L’ho già scritto su LinkedIn ma trovo sia importante ribadirlo: sulla tragedia ucraina, così come su altre questioni, è bene che parli chi è esperto. Non è certamente mio compito commentare, giustificare, prevedere scenari su quanto di terribile sta accadendo, specie su un network professionale come questo. Condivido, però, con altri professionisti con i quali mi sono confrontato, la necessità di intraprendere una profonda riflessione circa il presente e il futuro del settore agroalimentare, ivi incluse le ripercussioni del conflitto.

Qualche giorno fa ho pubblicato una puntata del podcast titolata “la tempesta perfetta” in cui ho analizzato le condizioni socio-economiche straordinarie in cui imprese dell’agri-food operano da un anno ad oggi. Ne ho percezione quotidiana, con imprenditori messi alle strette, costretti dalla carenza di materie prime, aumento dei costi e spesso letteralmente condannati da una burocrazia ancora troppo lenta e, a riprova del fatto che la pandemia non ci abbia insegnato nulla, incapace di reagire tempestivamente alle difficoltà. Mi pare sia opportuno riportare qui l’esito di qualche riflessione e confronto.

I costi delle materie prime

Dallo scorso anno alcuni clienti hanno cominciato a segnalare con insistenza il problema legato all’aumento dei costi delle materie prime che ci ha portato poi a rinegoziare i contratti di distribuzione. Sui dati relativi agli aumenti non entrerò nel dettaglio, ne ho già parlato ampiamente su alcune puntate del podcast, che ti invito ad ascoltare (ti ricordo che per non perdere nessuna puntata puoi iscriverti al canale telegram e ricevere le notifiche di pubblicazione). E’ opportuno, però, ragionare sulle motivazioni, sulle radici profonde di questa crisi. Certo, la pandemia ha giocato un ruolo fondamentale, specie se si considera l’aumento dei costi di trasporto. Ci sono, però, alcune ragioni che non sono transitorie come, ad esempio, il cambiamento climatico. Basti pensare che l’emergenza climatica ha portato a una drastica riduzione della produzione in Brasile e, dunque, a un aumento dei costi delle varie materie prime esportate, circostanza ampiamente analizzata in questa pubblicazione su Nature Climate Change.

Costi energia

Di recente, a contribuire alle problematiche del settore agroalimentare, si è innestata anche la crisi energetica. E’ chiaro che non tutte le imprese alimentari risentono di tale circostanza. A farne le spese sono principalmente le imprese di trasformazione, specie se energivore e prive di un’analisi di sostenibilità ambientale. Peraltro, la recente protesta degli autotrasportatori collegata agli aumenti del costo della benzina – per cui il governo ha annunciato lo stanziamento di 80 milioni di euro -, ha esaltato le difficoltà menzionate.
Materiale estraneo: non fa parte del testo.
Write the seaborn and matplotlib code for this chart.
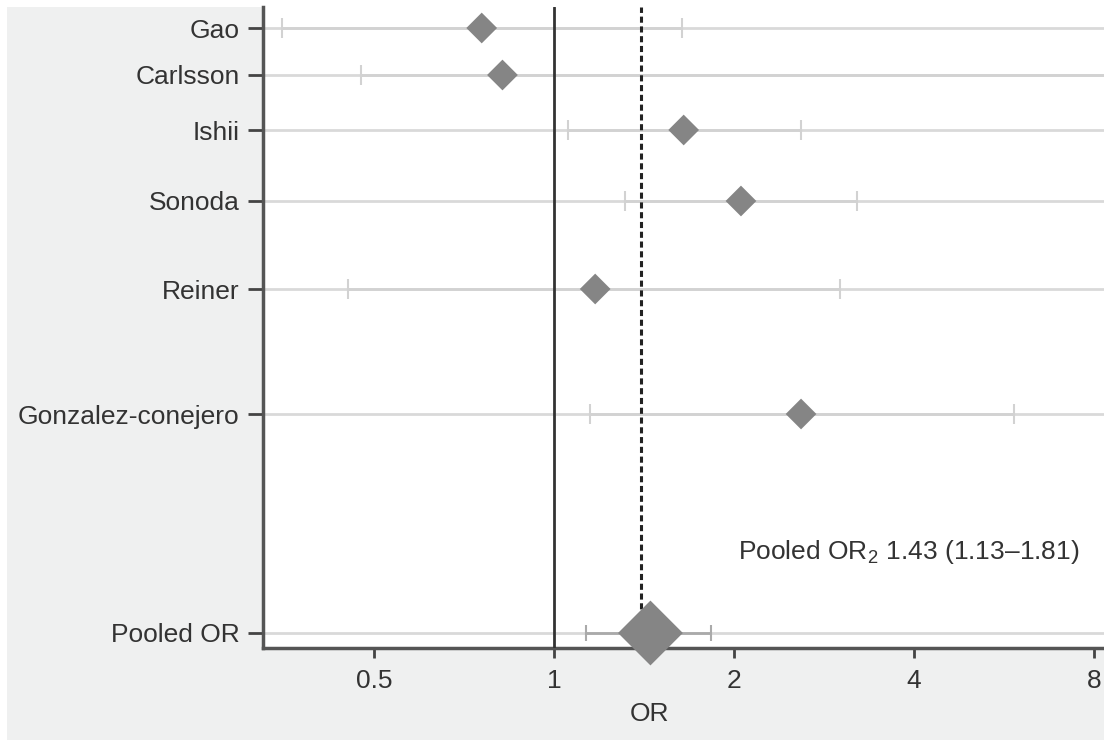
import numpy as np
import pandas as pd
import matplotlib
matplotlib.use("Agg")
import matplotlib.pyplot as plt
import seaborn as sns
from matplotlib.patches import Rectangle

# study estimates (odds ratios)
studies = ['Gao', 'Carlsson', 'Ishii', 'Sonoda', 'Reiner', 'Gonzalez-conejero', 'Pooled OR']
odds = [0.757, 0.82, 1.648, 2.055, 1.172, 2.59, 1.45]
lower = [0.351, 0.475, 1.056, 1.317, 0.452, 1.15, 1.13]
upper = [1.635, 9.5, 2.59, 3.21, 3.015, 5.89, 1.83]
# vertical row positions (rows are spaced unevenly in the original)
row_y = [620, 573, 518, 447, 359, 234, 15]
pooled_line = 1.40

df = pd.DataFrame({'study': studies, 'OR': odds, 'lo': lower, 'hi': upper, 'y': row_y})
df['kind'] = ['study'] * 6 + ['pooled']

sns.set_theme(style="white")
plt.rcParams['font.family'] = ['Liberation Sans', 'DejaVu Sans']
plt.rcParams['mathtext.fontset'] = 'custom'
plt.rcParams['mathtext.rm'] = 'Liberation Sans'
plt.rcParams['mathtext.it'] = 'Liberation Sans'

fig = plt.figure(figsize=(11.04, 7.4), dpi=100, facecolor='white')
fig.patches.append(Rectangle((7 / 1104, 0), 1, 733 / 740, transform=fig.transFigure,
                             facecolor='#eff0f0', edgecolor='none', zorder=-10))
ax = fig.add_axes([263 / 1104, 1 - 648 / 740, 1 - 263 / 1104, (648 - 7) / 740])
ax.set_facecolor('white')

ax.set_xscale('log', base=2)
ax.set_xlim(0.326, 8.32)
ax.set_ylim(0, 641)

# row grid lines
for yy in df['y']:
    ax.axhline(yy, color='#d9d9d9', lw=2, zorder=1)

# confidence intervals
st = df[df['kind'] == 'study']
ax.errorbar(st['OR'], st['y'], xerr=[st['OR'] - st['lo'], st['hi'] - st['OR']],
            fmt='none', ecolor='#d2d2d2', elinewidth=2, capsize=7, capthick=1.5, zorder=2)
po = df[df['kind'] == 'pooled']
ax.errorbar(po['OR'], po['y'], xerr=[po['OR'] - po['lo'], po['hi'] - po['OR']],
            fmt='none', ecolor='#aaaaaa', elinewidth=2, capsize=6, capthick=1.5, zorder=2)

# reference lines
ax.axvline(1, color='#333333', lw=2, zorder=3)
ax.axvline(pooled_line, color='#222222', lw=2.2, ls=(0, (2, 1.2)), zorder=3)

# diamonds
sns.scatterplot(data=df, x='OR', y='y', size='kind', sizes={'study': 245, 'pooled': 1090},
                marker='D', color='#858585', edgecolor='none', legend=False,
                ax=ax, zorder=5, clip_on=False)

ax.set_yticks(df['y'])
ax.set_yticklabels(df['study'])
ax.set_xticks([0.5, 1, 2, 4, 8])
ax.set_xticklabels(['0.5', '1', '2', '4', '8'])
ax.minorticks_off()

ax.tick_params(axis='y', left=True, length=11, width=2, color='#444444', pad=6,
               labelsize=19, labelcolor='#333333')
ax.tick_params(axis='x', bottom=True, length=7, width=2, color='#444444', pad=8,
               labelsize=19, labelcolor='#333333')
ax.set_xlabel('OR', fontsize=19, color='#333333')
ax.xaxis.set_label_coords(0.46, -0.084)
ax.set_ylabel('')

for side in ['top', 'right']:
    ax.spines[side].set_visible(False)
for side in ['left', 'bottom']:
    ax.spines[side].set_color('#555555')
    ax.spines[side].set_linewidth(2.5)

ax.text(0.565, 0.15, r'Pooled OR$_2$ 1.43 (1.13–1.81)', transform=ax.transAxes,
        fontsize=19, color='#333333', va='center', ha='left')

fig.savefig('out.png', dpi=100, facecolor=fig.get_facecolor())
Leggi anche Come reagiscono i consumatori alle informazioni sulla carbon footprint dei prodotti alimentari?

La situazione in Ucraina

Come evidenziato da il Sole24Ore i prezzi del grano sono aumentati del 5,7% solo nel primo giorno di conflitto, raggiungendo il valore massimo da 9 anni a 9,34 dollari a “bushel”. Questo perché Russia e Ucraina sono rispettivamente, il primo e il terzo esportatore di grano al mondo. L’Ucraina, inoltre, dal 2012 ad oggi, ha triplicato le esportazioni di grano, orzo e mais, superando in breve tempo gli Stati Uniti. Segnalo, sul punto, questo interessante articolo. La riflessione va, poi, arricchita del peso che i dazi verso la Russia, partiti nel 2014, hanno sull’export, anche italiano.

E le soluzioni?

Certo, nessuno ha la soluzione a portata di mano. Ci sono, però, alcuni fattori da tenere in considerazione. La pandemia ci ha insegnato il valore della parola “resilienza”, spesso abusata ma mai come ora attuale. Le imprese devono diventare più resilienti, i sistemi devono diventare resilienti. Questo significa adattarsi, analizzare i dati e convertire la propria produzione, diversificarla e, soprattutto, individuare e limitare il rischio, anche tramite una continua analisi della compliance normativa, agroalimentare e ambientale.

La resilienza, inoltre, è una questione di sistema e rapporti, anche contrattuali. E’ una questione, insomma, di sostenibilità economica e sociale. Le dinamiche sono note a tutti ma mai come ora sembra si stia cercando di indirizzare le produzioni tramite politiche internazionali, europee e nazionali da cui derivano finanziamenti, bandi, agevolazioni.